→ Given exercise
Write out all of the data exactly as it appears.

→ Dataset excerpt
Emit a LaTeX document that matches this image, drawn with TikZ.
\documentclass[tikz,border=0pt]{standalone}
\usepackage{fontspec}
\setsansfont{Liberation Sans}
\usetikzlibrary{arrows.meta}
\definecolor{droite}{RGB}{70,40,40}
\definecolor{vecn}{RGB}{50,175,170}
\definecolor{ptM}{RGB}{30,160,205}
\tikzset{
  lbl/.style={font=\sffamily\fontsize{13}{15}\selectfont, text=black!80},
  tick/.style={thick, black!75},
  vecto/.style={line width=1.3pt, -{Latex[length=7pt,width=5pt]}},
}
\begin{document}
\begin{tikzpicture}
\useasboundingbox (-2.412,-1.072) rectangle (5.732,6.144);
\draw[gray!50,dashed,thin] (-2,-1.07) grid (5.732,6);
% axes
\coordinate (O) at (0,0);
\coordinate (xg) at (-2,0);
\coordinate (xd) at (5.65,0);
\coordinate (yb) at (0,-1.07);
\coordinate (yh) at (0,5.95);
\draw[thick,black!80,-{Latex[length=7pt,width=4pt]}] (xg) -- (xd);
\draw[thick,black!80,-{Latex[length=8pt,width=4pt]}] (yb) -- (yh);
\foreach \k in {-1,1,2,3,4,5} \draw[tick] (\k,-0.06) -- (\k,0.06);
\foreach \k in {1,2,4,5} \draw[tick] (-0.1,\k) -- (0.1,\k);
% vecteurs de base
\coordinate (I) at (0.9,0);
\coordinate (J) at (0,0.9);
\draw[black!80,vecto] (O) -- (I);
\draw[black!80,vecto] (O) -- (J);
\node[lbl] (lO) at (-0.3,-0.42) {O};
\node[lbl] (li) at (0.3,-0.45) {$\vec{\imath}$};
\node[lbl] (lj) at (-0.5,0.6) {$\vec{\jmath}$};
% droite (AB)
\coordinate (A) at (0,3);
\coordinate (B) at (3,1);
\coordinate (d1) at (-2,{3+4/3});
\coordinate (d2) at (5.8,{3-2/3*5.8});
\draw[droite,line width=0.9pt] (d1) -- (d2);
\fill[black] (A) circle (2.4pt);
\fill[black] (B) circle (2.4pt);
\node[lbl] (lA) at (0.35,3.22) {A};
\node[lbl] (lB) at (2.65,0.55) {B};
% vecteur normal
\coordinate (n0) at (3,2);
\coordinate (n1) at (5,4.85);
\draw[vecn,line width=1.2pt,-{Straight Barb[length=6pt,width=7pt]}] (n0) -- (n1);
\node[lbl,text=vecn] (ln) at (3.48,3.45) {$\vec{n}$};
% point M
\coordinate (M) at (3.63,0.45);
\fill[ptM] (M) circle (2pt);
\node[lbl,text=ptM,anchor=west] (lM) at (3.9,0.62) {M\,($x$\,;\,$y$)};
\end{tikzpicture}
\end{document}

→ Solution to this task
Emit a LaTeX document that matches this image, drawn with TikZ.
\documentclass[tikz,border=0pt]{standalone}
\usepackage{fontspec}
\setsansfont{Liberation Sans}
\usetikzlibrary{arrows.meta}
\definecolor{droite}{RGB}{70,40,40}
\definecolor{vecn}{RGB}{50,175,170}
\definecolor{ptM}{RGB}{30,160,205}
\tikzset{
  lbl/.style={font=\sffamily\fontsize{13}{15}\selectfont, text=black!80},
  tick/.style={thick, black!75},
  vecto/.style={line width=1.3pt, -{Latex[length=7pt,width=5pt]}},
}
\begin{document}
\begin{tikzpicture}
\useasboundingbox (-2.412,-1.072) rectangle (5.732,6.144);
\draw[gray!50,dashed,thin] (-2,-1.07) grid (5.732,6);
% axes
\coordinate (O) at (0,0);
\coordinate (xg) at (-2,0);
\coordinate (xd) at (5.65,0);
\coordinate (yb) at (0,-1.07);
\coordinate (yh) at (0,5.95);
\draw[thick,black!80,-{Latex[length=7pt,width=4pt]}] (xg) -- (xd);
\draw[thick,black!80,-{Latex[length=8pt,width=4pt]}] (yb) -- (yh);
\foreach \k in {-1,1,2,3,4,5} \draw[tick] (\k,-0.06) -- (\k,0.06);
\foreach \k in {1,2,4,5} \draw[tick] (-0.1,\k) -- (0.1,\k);
% vecteurs de base
\coordinate (I) at (0.9,0);
\coordinate (J) at (0,0.9);
\draw[black!80,vecto] (O) -- (I);
\draw[black!80,vecto] (O) -- (J);
\node[lbl] (lO) at (-0.3,-0.42) {O};
\node[lbl] (li) at (0.3,-0.45) {$\vec{\imath}$};
\node[lbl] (lj) at (-0.5,0.6) {$\vec{\jmath}$};
% droite (AB)
\coordinate (A) at (0,3);
\coordinate (B) at (3,1);
\coordinate (d1) at (-2,{3+4/3});
\coordinate (d2) at (5.8,{3-2/3*5.8});
\draw[droite,line width=0.9pt] (d1) -- (d2);
\fill[black] (A) circle (2.4pt);
\fill[black] (B) circle (2.4pt);
\node[lbl] (lA) at (0.35,3.22) {A};
\node[lbl] (lB) at (2.65,0.55) {B};
% vecteur normal
\coordinate (n0) at (3,2);
\coordinate (n1) at (5,4.85);
\draw[vecn,line width=1.2pt,-{Straight Barb[length=6pt,width=7pt]}] (n0) -- (n1);
\node[lbl,text=vecn] (ln) at (3.48,3.45) {$\vec{n}$};
% point M
\coordinate (M) at (3.63,0.45);
\fill[ptM] (M) circle (2pt);
\node[lbl,text=ptM,anchor=west] (lM) at (3.9,0.62) {M\,($x$\,;\,$y$)};
\end{tikzpicture}
\end{document}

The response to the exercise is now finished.